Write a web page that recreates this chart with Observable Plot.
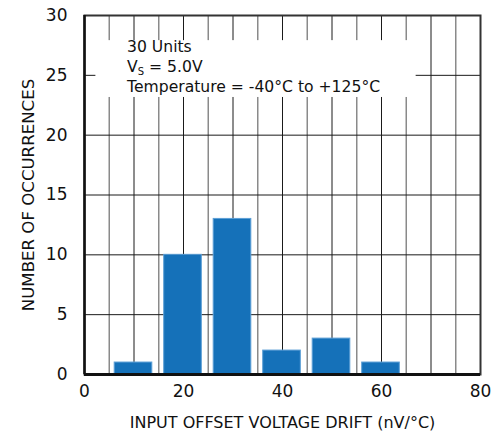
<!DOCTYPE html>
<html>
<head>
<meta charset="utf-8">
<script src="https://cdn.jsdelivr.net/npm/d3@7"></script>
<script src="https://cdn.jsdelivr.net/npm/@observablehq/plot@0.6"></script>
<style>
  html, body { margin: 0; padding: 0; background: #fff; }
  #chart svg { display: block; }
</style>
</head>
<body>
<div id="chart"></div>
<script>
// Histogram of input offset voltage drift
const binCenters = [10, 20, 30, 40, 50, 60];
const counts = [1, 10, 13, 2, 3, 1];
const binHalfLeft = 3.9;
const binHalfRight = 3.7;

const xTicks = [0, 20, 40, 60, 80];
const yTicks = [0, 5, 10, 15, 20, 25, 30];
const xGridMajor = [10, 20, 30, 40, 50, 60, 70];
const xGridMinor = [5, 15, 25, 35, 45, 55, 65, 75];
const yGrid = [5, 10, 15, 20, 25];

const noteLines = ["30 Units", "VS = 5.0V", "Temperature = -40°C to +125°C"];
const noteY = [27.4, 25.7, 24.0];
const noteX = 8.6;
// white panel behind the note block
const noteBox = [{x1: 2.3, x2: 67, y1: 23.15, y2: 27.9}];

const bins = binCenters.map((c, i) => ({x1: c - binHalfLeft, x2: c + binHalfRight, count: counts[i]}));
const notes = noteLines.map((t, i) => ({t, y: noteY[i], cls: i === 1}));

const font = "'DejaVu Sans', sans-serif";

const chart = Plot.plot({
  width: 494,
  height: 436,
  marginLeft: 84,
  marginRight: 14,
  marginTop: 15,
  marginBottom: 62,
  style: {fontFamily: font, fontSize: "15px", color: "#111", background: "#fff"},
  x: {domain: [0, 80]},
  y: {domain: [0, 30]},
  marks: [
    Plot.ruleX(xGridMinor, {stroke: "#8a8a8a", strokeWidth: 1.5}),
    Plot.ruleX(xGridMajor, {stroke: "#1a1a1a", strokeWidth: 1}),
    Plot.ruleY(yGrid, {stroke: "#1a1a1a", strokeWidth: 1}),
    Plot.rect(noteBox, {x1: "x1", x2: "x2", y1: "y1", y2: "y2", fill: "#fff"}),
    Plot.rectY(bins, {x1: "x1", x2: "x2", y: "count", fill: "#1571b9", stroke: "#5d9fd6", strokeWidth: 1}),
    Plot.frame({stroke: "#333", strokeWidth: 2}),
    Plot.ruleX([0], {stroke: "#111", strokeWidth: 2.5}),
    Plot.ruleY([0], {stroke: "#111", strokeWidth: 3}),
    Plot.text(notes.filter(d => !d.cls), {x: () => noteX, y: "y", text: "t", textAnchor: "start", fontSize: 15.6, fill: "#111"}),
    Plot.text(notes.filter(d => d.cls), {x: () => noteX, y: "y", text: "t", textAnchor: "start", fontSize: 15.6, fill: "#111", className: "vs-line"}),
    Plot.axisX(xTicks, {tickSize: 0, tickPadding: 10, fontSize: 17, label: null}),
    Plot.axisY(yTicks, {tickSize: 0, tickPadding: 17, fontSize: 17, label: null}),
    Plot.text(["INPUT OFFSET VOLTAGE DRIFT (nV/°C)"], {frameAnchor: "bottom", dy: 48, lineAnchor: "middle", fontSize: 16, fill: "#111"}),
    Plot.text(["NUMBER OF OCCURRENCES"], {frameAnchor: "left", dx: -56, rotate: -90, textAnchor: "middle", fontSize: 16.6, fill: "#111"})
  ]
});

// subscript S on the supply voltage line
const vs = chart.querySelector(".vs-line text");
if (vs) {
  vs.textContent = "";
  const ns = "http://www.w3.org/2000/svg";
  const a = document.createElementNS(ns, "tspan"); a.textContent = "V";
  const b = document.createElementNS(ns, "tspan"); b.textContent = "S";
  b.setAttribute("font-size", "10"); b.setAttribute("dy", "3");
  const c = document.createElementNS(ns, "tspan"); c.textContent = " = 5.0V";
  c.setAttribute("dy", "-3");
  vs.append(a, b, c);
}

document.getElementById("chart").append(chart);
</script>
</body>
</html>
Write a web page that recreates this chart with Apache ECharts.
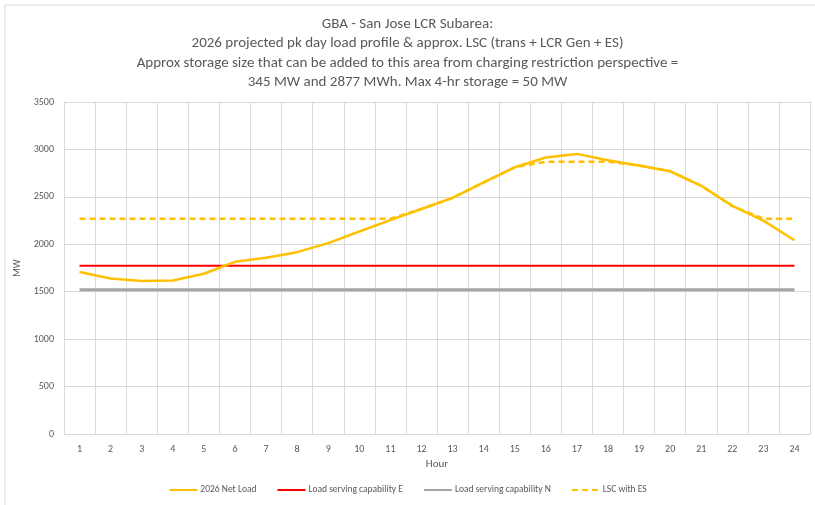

________________________________________

**Task brief:**
Begin at the top of the records above and retype each line exactly until the line containing "const binHalfRight = 3.7;", which is included. Skip all pictures.

**Task solution:**
Write a web page that recreates this chart with Observable Plot.
<!DOCTYPE html>
<html>
<head>
<meta charset="utf-8">
<script src="https://cdn.jsdelivr.net/npm/d3@7"></script>
<script src="https://cdn.jsdelivr.net/npm/@observablehq/plot@0.6"></script>
<style>
  html, body { margin: 0; padding: 0; background: #fff; }
  #chart svg { display: block; }
</style>
</head>
<body>
<div id="chart"></div>
<script>
// Histogram of input offset voltage drift
const binCenters = [10, 20, 30, 40, 50, 60];
const counts = [1, 10, 13, 2, 3, 1];
const binHalfLeft = 3.9;
const binHalfRight = 3.7;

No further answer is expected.